- **The request**
Among the records that follow, find the line with "Emit a component" and the line with "import * as". Set down those lines and all lines between them exactly, without adding anything.

Items from a dataset

————

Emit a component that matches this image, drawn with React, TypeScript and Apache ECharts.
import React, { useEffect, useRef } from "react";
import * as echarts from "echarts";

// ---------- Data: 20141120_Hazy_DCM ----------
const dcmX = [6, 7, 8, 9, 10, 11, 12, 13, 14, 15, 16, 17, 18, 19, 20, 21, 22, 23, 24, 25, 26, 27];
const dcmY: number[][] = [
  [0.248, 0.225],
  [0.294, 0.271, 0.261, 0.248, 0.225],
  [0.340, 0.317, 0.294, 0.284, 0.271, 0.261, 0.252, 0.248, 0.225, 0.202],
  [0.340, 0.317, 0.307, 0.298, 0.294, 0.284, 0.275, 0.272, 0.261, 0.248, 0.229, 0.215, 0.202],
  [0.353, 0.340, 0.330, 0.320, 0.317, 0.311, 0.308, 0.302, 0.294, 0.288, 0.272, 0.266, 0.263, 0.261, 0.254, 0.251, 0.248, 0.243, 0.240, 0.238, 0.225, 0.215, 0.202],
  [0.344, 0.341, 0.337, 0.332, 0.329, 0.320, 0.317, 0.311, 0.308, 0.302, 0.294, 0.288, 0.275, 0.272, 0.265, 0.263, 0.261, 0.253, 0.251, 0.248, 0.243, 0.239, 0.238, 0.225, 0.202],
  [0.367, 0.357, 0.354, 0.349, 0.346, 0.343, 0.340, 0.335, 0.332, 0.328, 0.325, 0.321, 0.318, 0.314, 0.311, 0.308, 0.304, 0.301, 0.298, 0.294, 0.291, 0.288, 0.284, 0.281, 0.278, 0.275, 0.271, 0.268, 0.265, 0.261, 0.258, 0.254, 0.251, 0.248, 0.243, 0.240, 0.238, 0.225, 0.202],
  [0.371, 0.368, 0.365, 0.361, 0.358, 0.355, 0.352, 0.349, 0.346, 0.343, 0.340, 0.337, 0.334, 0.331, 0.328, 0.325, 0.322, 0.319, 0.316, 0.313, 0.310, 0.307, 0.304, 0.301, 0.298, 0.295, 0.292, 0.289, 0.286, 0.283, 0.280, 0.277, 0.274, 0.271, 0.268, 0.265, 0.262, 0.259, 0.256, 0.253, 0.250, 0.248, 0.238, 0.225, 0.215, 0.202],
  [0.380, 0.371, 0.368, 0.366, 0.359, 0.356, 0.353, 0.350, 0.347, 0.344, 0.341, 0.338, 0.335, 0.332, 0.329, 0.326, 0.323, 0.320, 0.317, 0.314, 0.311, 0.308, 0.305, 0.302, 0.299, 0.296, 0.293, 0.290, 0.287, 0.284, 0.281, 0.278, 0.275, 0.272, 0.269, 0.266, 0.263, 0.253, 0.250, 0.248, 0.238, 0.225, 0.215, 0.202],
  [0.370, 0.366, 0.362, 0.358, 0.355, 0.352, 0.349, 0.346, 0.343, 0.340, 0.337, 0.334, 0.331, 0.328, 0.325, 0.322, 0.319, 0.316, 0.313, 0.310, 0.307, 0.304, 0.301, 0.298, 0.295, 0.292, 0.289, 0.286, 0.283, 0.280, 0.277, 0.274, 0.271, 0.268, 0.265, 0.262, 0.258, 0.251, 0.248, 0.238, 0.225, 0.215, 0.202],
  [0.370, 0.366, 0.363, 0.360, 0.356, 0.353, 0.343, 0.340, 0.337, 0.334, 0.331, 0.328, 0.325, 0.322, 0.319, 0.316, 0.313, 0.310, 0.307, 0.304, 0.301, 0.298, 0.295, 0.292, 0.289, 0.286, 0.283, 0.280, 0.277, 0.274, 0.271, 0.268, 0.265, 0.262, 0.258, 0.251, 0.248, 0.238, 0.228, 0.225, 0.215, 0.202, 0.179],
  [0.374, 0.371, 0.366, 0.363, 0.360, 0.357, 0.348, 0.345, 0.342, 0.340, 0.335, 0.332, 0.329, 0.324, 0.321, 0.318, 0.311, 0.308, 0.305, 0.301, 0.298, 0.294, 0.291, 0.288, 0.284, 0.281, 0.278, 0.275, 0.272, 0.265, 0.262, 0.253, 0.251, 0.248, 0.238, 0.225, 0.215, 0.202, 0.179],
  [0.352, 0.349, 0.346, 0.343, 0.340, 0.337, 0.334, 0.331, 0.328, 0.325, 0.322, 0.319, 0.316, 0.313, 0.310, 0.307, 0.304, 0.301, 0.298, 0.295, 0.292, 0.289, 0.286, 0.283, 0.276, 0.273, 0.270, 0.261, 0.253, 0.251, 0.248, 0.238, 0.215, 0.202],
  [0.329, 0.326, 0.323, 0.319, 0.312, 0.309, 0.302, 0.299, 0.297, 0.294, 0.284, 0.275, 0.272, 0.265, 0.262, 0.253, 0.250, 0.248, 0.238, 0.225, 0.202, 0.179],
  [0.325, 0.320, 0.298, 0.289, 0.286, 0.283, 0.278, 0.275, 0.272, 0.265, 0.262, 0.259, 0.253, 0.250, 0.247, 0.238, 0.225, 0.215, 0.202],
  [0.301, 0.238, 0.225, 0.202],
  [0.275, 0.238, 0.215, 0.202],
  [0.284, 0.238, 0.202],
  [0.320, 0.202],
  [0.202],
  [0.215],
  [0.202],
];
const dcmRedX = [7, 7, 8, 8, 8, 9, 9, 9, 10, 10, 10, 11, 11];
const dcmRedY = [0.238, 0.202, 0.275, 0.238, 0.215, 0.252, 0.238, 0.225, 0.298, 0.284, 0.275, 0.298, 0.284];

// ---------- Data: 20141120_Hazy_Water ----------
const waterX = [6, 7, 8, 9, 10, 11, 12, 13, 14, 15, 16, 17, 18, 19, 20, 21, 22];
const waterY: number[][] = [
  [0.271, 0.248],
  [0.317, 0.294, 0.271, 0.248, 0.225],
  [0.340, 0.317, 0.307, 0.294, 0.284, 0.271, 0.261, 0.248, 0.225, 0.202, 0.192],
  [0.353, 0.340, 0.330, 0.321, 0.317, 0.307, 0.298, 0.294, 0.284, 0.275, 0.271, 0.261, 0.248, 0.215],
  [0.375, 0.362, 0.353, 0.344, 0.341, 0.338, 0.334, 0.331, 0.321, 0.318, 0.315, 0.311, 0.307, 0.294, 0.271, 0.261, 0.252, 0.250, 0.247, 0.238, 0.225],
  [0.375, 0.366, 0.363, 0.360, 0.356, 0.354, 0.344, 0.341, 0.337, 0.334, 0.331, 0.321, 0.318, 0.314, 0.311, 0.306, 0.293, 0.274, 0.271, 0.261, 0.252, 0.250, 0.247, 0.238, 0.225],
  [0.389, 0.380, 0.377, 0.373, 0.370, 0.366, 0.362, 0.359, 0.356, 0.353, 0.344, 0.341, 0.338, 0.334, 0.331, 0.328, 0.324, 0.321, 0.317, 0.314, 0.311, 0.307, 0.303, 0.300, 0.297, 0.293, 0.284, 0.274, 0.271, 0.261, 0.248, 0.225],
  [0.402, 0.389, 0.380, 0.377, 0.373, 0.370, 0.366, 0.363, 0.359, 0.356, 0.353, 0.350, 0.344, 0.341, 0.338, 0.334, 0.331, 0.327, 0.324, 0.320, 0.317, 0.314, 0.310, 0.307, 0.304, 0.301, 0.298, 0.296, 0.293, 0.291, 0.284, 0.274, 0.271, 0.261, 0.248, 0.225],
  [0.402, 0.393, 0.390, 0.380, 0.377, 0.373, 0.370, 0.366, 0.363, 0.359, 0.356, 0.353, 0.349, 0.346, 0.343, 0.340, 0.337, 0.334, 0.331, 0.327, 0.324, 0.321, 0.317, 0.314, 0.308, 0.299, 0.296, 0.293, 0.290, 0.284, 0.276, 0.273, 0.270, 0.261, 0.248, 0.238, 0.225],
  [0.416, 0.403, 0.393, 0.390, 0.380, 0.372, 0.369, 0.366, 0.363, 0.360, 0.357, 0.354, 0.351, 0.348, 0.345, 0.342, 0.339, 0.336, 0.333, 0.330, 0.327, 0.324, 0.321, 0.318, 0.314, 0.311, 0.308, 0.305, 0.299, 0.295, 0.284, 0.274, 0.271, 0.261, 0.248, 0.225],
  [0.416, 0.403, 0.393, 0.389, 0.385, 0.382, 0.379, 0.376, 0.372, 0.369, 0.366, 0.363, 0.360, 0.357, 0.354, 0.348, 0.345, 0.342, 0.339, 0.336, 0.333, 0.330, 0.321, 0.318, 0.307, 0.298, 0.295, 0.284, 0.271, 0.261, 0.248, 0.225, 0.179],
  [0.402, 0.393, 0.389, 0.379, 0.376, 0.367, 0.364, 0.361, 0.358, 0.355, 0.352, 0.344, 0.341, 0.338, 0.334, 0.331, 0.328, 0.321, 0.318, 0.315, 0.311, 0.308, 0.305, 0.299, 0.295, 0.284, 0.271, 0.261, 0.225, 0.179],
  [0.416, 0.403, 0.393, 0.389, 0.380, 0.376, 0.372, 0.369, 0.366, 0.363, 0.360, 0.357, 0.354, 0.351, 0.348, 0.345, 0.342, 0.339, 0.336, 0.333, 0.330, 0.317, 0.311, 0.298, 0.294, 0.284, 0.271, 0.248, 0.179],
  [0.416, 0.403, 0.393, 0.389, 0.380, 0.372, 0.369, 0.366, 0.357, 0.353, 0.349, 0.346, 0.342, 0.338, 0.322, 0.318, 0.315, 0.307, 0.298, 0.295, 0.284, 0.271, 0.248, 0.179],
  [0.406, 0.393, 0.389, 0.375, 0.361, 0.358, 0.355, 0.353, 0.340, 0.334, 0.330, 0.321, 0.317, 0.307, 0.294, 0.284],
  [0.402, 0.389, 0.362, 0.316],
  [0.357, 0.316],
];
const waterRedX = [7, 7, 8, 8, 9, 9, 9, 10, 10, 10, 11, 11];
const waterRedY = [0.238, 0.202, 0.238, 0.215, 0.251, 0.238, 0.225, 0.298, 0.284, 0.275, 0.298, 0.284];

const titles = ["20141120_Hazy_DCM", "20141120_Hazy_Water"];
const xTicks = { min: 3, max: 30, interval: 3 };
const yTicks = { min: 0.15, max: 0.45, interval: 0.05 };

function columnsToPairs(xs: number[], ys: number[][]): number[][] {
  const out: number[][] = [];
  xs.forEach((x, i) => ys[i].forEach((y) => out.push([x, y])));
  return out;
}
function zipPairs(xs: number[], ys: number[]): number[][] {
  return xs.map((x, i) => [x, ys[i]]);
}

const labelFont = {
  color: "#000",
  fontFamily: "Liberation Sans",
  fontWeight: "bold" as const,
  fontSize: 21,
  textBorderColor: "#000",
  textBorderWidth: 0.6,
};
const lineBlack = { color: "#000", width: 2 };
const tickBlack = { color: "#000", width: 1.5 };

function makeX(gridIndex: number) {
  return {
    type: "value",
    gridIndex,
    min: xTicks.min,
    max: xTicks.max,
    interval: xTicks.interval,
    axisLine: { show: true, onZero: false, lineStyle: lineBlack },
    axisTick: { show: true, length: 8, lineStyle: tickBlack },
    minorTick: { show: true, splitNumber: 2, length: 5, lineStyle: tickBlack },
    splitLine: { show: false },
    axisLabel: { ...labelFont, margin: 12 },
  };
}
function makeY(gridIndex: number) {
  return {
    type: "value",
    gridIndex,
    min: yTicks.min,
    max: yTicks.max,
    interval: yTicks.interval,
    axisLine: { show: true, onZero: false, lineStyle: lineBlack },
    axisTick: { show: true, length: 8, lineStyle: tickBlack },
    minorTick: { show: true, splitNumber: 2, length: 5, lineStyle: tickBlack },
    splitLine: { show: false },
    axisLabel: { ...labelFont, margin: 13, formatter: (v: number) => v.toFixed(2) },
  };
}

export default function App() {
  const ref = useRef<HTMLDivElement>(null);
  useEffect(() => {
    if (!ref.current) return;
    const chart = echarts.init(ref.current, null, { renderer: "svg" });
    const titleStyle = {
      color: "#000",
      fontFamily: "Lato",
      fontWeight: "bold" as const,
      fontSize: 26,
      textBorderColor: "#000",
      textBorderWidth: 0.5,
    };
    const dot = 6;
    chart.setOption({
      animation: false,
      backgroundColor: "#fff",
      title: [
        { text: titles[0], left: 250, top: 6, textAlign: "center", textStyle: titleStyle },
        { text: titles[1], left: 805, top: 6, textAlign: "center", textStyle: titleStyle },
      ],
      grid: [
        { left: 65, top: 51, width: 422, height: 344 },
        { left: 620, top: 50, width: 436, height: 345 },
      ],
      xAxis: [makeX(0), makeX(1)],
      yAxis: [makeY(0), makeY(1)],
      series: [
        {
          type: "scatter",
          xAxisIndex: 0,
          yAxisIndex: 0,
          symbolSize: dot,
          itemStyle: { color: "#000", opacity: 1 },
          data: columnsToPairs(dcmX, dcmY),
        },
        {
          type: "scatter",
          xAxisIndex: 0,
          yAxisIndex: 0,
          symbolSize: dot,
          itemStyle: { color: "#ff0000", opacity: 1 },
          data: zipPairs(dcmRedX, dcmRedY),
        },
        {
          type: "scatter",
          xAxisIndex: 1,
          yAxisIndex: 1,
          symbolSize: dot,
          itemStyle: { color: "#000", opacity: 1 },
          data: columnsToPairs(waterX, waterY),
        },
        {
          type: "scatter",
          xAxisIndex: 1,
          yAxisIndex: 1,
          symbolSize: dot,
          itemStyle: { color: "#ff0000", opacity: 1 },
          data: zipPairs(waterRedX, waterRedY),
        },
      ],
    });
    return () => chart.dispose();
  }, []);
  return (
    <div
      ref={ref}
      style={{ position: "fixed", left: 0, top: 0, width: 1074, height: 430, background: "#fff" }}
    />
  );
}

————

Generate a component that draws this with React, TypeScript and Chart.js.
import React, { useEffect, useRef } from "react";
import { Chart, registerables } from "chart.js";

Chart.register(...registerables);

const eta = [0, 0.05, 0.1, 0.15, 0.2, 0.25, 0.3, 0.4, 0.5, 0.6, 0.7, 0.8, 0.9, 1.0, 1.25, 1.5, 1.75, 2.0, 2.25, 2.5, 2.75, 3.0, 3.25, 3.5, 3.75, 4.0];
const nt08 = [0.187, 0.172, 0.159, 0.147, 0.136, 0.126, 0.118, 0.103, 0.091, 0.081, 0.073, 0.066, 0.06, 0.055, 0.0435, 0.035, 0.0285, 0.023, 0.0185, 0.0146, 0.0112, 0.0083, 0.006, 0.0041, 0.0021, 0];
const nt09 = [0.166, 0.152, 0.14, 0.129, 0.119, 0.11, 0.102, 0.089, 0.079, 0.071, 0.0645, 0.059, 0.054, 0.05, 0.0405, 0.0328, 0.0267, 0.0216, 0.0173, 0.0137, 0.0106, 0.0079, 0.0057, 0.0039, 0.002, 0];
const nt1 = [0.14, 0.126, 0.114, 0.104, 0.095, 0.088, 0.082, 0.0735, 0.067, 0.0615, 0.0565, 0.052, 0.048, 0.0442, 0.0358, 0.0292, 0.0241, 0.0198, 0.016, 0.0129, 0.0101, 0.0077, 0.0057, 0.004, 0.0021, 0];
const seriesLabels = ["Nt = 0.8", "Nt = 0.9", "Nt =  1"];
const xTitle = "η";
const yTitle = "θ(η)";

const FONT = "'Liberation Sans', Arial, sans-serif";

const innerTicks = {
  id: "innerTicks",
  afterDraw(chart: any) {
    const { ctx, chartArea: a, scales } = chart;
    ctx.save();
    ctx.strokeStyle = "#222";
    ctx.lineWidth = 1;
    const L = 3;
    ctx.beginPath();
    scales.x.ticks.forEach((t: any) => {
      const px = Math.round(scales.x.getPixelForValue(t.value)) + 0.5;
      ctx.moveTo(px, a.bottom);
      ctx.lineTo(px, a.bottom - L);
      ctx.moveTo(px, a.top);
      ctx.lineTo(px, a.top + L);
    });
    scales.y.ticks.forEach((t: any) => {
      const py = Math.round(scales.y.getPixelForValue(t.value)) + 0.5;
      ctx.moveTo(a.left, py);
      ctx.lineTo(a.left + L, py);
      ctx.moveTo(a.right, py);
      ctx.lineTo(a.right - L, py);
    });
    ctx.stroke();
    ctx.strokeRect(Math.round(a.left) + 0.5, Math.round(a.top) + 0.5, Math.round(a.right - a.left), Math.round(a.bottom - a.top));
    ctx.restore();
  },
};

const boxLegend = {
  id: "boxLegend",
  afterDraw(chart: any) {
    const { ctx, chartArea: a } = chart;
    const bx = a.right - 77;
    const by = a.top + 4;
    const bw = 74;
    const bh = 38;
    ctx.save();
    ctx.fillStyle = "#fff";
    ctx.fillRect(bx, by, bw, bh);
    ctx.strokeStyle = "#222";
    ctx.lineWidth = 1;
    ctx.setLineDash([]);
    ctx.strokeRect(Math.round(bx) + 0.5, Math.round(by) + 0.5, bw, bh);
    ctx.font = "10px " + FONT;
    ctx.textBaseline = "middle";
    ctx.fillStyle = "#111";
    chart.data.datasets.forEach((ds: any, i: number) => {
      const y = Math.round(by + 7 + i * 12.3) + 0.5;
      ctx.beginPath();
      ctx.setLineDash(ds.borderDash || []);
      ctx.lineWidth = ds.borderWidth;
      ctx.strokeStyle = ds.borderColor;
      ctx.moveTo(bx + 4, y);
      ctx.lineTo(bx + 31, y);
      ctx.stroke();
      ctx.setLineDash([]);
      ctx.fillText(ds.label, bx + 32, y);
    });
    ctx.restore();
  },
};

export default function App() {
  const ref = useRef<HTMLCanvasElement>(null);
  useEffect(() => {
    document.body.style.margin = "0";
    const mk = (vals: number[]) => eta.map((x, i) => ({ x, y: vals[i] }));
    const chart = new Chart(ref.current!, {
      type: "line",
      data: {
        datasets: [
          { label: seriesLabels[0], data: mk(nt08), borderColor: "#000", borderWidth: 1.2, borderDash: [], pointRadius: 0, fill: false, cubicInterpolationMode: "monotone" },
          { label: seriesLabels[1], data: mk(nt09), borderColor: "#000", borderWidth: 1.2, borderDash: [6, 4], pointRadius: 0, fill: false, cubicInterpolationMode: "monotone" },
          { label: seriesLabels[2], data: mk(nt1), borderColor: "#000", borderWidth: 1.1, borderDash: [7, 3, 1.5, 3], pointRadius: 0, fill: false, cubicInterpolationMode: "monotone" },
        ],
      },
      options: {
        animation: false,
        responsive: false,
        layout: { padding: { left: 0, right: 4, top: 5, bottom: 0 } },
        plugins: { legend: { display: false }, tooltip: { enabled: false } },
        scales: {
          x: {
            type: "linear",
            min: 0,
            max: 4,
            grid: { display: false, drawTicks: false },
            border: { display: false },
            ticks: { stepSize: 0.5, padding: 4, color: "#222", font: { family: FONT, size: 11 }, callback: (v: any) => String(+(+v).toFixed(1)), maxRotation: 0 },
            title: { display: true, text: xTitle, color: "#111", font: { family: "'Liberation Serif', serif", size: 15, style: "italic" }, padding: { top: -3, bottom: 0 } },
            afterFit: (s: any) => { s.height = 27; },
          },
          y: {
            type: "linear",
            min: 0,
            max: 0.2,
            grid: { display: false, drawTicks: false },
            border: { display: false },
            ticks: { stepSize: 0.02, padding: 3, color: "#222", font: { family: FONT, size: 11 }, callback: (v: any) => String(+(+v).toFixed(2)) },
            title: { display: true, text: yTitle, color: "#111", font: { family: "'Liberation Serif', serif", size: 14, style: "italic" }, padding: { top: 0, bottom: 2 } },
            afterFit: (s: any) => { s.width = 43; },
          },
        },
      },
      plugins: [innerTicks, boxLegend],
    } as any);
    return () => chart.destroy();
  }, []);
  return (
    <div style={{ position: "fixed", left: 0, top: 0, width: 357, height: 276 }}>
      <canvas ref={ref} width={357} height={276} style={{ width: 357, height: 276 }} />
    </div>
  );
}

————

- **Solution for this exercise**
Emit a component that matches this image, drawn with React, TypeScript and Apache ECharts.
import React, { useEffect, useRef } from "react";
import * as echarts from "echarts";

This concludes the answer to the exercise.